[Data extracted from a collection]

--- Start ---

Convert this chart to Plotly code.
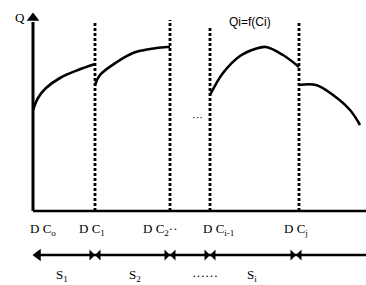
import plotly.graph_objects as go

# ---- data (x in layout units along the C axis, Q in value units, axis origin Q=0) ----
dc_labels = ["D C<sub>o</sub>", "D C<sub>1</sub>", "D C<sub>2</sub>··", "D C<sub>i-1</sub>", "D C<sub>j</sub>"]
dc_label_x = [43, 92, 160, 218, 296]
boundary_x = [95, 170, 210, 299]
boundary_top = [188, 191, 184, 189]

seg1_x = [33, 38, 46, 60, 78, 95]
seg1_q = [101, 113, 123, 133, 141, 147]
seg2_x = [95, 100, 117, 133, 150, 167, 170]
seg2_q = [126, 136, 149, 158, 162, 164, 164]
seg3_x = [210, 223, 240, 255, 266, 283, 299]
seg3_q = [116, 138, 155, 162, 164, 156, 144]
seg4_x = [299, 316, 333, 350, 360]
seg4_q = [126, 126, 116, 101, 86]

s_labels = ["S<sub>1</sub>", "S<sub>2</sub>", "······", "S<sub>i</sub>"]
s_label_x = [62, 135, 205, 252]
span_marks_x = [95, 170, 210, 296]

X0, X1 = 0, 366
Q_AXIS = 211  # pixel row of Q=0
def q(ypix):
    return Q_AXIS - ypix

fig = go.Figure()

serif = "Liberation Serif"
sans = "Liberation Sans"

# curve segments
for xs, qs in [(seg1_x, seg1_q), (seg2_x, seg2_q), (seg3_x, seg3_q), (seg4_x, seg4_q)]:
    fig.add_trace(go.Scatter(x=xs, y=qs, mode="lines",
                             line=dict(color="black", width=2.6, shape="spline", smoothing=1.0),
                             hoverinfo="skip", showlegend=False))

# dotted boundaries
for bx, top in zip(boundary_x, boundary_top):
    fig.add_trace(go.Scatter(x=[bx, bx], y=[0, top], mode="lines",
                             line=dict(color="black", width=2.8, dash="3px,2px"),
                             hoverinfo="skip", showlegend=False))

# x axis line
fig.add_shape(type="line", x0=33, x1=366, y0=0, y1=0, line=dict(color="black", width=2.6))
# y axis with arrow
fig.add_shape(type="line", x0=33, x1=33, y0=0, y1=q(22), line=dict(color="black", width=3))
fig.add_trace(go.Scatter(x=[33], y=[q(18)], mode="markers",
                         marker=dict(symbol="triangle-up", size=11, color="black"),
                         hoverinfo="skip", showlegend=False))

# span line with arrow marks
yrow = q(255)
fig.add_shape(type="line", x0=36, x1=366, y0=yrow, y1=yrow, line=dict(color="black", width=2.4))
fig.add_trace(go.Scatter(x=[38], y=[yrow], mode="markers",
                         marker=dict(symbol="triangle-left", size=11, color="black"),
                         hoverinfo="skip", showlegend=False))
fig.add_trace(go.Scatter(x=span_marks_x, y=[yrow] * len(span_marks_x), mode="markers",
                         marker=dict(symbol="bowtie", size=11, color="black"),
                         hoverinfo="skip", showlegend=False))

annotations = []
annotations.append(dict(x=20, y=q(17), text="Q", showarrow=False,
                        font=dict(family=serif, size=13, color="black")))
annotations.append(dict(x=250, y=q(22), text="Qi=f(Ci)", showarrow=False,
                        font=dict(family=sans, size=12, color="black")))
annotations.append(dict(x=197, y=q(117), text="···", showarrow=False,
                        font=dict(family=sans, size=11, color="black")))
for lx, lab in zip(dc_label_x, dc_labels):
    annotations.append(dict(x=lx, y=q(229), text=lab, showarrow=False,
                            font=dict(family=serif, size=13, color="black")))
for lx, lab in zip(s_label_x, s_labels):
    annotations.append(dict(x=lx, y=q(275), text=lab, showarrow=False,
                            font=dict(family=serif, size=13, color="black")))

fig.update_layout(
    width=366, height=285,
    margin=dict(l=0, r=0, t=0, b=0),
    paper_bgcolor="white", plot_bgcolor="white",
    xaxis=dict(range=[X0, X1], visible=False, fixedrange=True),
    yaxis=dict(range=[q(285), q(0)], visible=False, fixedrange=True),
    annotations=annotations,
    showlegend=False,
)

fig.write_html("out.html", config={"displayModeBar": False},
               post_script="document.body.style.margin='0';document.body.style.overflow='hidden';")
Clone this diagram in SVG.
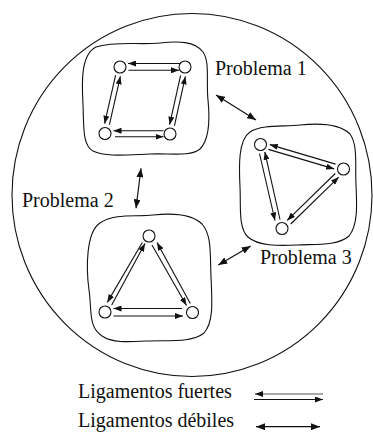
<svg xmlns="http://www.w3.org/2000/svg" width="373" height="437" viewBox="0 0 373 437">
<style>
.blob{fill:none;stroke:#111;stroke-width:1.1}
.node{fill:#fff;stroke:#111;stroke-width:1.1}
.s{stroke:#111;stroke-width:1.1;fill:none;marker-end:url(#ah)}
.w{stroke:#111;stroke-width:1.2;fill:none;marker-start:url(#aw);marker-end:url(#aw)}
text{font-family:'Liberation Serif','Times New Roman',Times,serif;font-size:20px;fill:#111}
</style>
<defs>
<marker id="ah" viewBox="0 0 8 6" refX="8" refY="3" markerWidth="8" markerHeight="6" markerUnits="userSpaceOnUse" orient="auto-start-reverse"><path d="M0,0 L8,3 L0,6 z" fill="#111"/></marker>
<marker id="aw" viewBox="0 0 9 7" refX="9" refY="3.5" markerWidth="9" markerHeight="7" markerUnits="userSpaceOnUse" orient="auto-start-reverse"><path d="M0,0 L9,3.5 L0,7 z" fill="#111"/></marker>
</defs>
<ellipse cx="192" cy="195" rx="180" ry="181.5" class="blob"/>

<g id="problema1">
<path class="blob" d="M96,47 C115,41 140,45 160,43 C178,41 195,41 203,52 C210,62 206,80 208,100 C210,120 209,140 200,149 C190,157 170,153 150,154 C125,155 105,157 93,151 C82,145 84,125 83,105 C82,85 80,55 96,47 Z"/>
<circle class="node" cx="120" cy="67" r="6"/>
<circle class="node" cx="185" cy="67" r="6"/>
<circle class="node" cx="105" cy="133.5" r="6"/>
<circle class="node" cx="170" cy="134" r="6"/>
</g>

<g id="problema3">
<path class="blob" d="M250,132 C262,124 285,127 300,125 C320,123 340,124 350,134 C358,145 355,165 356,185 C357,205 358,225 349,236 C338,246 315,244 297,245 C278,246 258,246 248,237 C238,228 241,205 240,187 C239,167 238,140 250,132 Z"/>
<circle class="node" cx="260.5" cy="144.5" r="6"/>
<circle class="node" cx="343.5" cy="169" r="6"/>
<circle class="node" cx="282" cy="228.5" r="6"/>
</g>

<g id="problema2">
<path class="blob" d="M100,223 C115,213 135,217 153,215 C172,213 192,214 202,224 C212,235 210,255 211,277 C212,300 214,322 204,333 C192,343 168,340 147,341 C128,342 112,343 102,336 C88,327 92,310 89,290 C86,268 86,232 100,223 Z"/>
<circle class="node" cx="149" cy="236" r="6"/>
<circle class="node" cx="105" cy="312" r="6"/>
<circle class="node" cx="192.5" cy="312.5" r="6"/>
</g>

<g id="connectors">
<line class="s" x1="180.5" y1="63.5" x2="128" y2="63.5"/>
<line class="s" x1="128.5" y1="70.3" x2="179" y2="70.3"/>
<line class="s" x1="115.6" y1="75.2" x2="104.6" y2="123.7"/>
<line class="s" x1="109.4" y1="124.7" x2="120.4" y2="76.3"/>
<line class="s" x1="174.4" y1="125.8" x2="185.4" y2="76.4"/>
<line class="s" x1="180.6" y1="75.3" x2="169.6" y2="124.7"/>
<line class="s" x1="163.5" y1="130.7" x2="113.5" y2="130.7"/>
<line class="s" x1="115" y1="136.8" x2="163.5" y2="136.8"/>

<line class="s" x1="335.6" y1="164.1" x2="269.8" y2="144.6"/>
<line class="s" x1="268.4" y1="149.4" x2="334.2" y2="168.9"/>
<line class="s" x1="259.5" y1="153.5" x2="275" y2="220.5"/>
<line class="s" x1="280" y1="219.5" x2="264.8" y2="151.8"/>
<line class="s" x1="290.7" y1="224" x2="338.8" y2="177.1"/>
<line class="s" x1="335.3" y1="173.5" x2="287.2" y2="220.4"/>

<line class="s" x1="142.3" y1="242.5" x2="107.3" y2="302.4"/>
<line class="s" x1="111.7" y1="305" x2="145" y2="243.5"/>
<line class="s" x1="190.3" y1="303.5" x2="157" y2="242.6"/>
<line class="s" x1="152" y1="245" x2="186.5" y2="305.5"/>
<line class="s" x1="182" y1="308.5" x2="113.5" y2="308.5"/>
<line class="s" x1="113.5" y1="316" x2="183" y2="316"/>

<line class="w" x1="216" y1="95" x2="256" y2="120"/>
<line class="w" x1="141" y1="168.3" x2="136" y2="208.3"/>
<line class="w" x1="218.3" y1="265" x2="250.7" y2="246"/>

<line class="s" x1="323" y1="394" x2="255" y2="394" style="stroke:#555"/>
<line class="s" x1="254" y1="399.5" x2="323" y2="399.5"/>
<line class="w" x1="256" y1="426.7" x2="320" y2="426.7"/>
</g>

<text x="215" y="75">Problema 1</text>
<text x="22" y="206.5">Problema 2</text>
<text x="260" y="264">Problema 3</text>
<text x="78" y="398.3">Ligamentos fuertes</text>
<text x="78" y="426.7">Ligamentos débiles</text>
</svg>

--- End ---

Short task: Reproduce the material above from its first line through the line containing "boundary_top = [188, 191, 184, 189]", both ends included, and skip every picture.

Written answer:
Convert this chart to Plotly code.
import plotly.graph_objects as go

# ---- data (x in layout units along the C axis, Q in value units, axis origin Q=0) ----
dc_labels = ["D C<sub>o</sub>", "D C<sub>1</sub>", "D C<sub>2</sub>··", "D C<sub>i-1</sub>", "D C<sub>j</sub>"]
dc_label_x = [43, 92, 160, 218, 296]
boundary_x = [95, 170, 210, 299]
boundary_top = [188, 191, 184, 189]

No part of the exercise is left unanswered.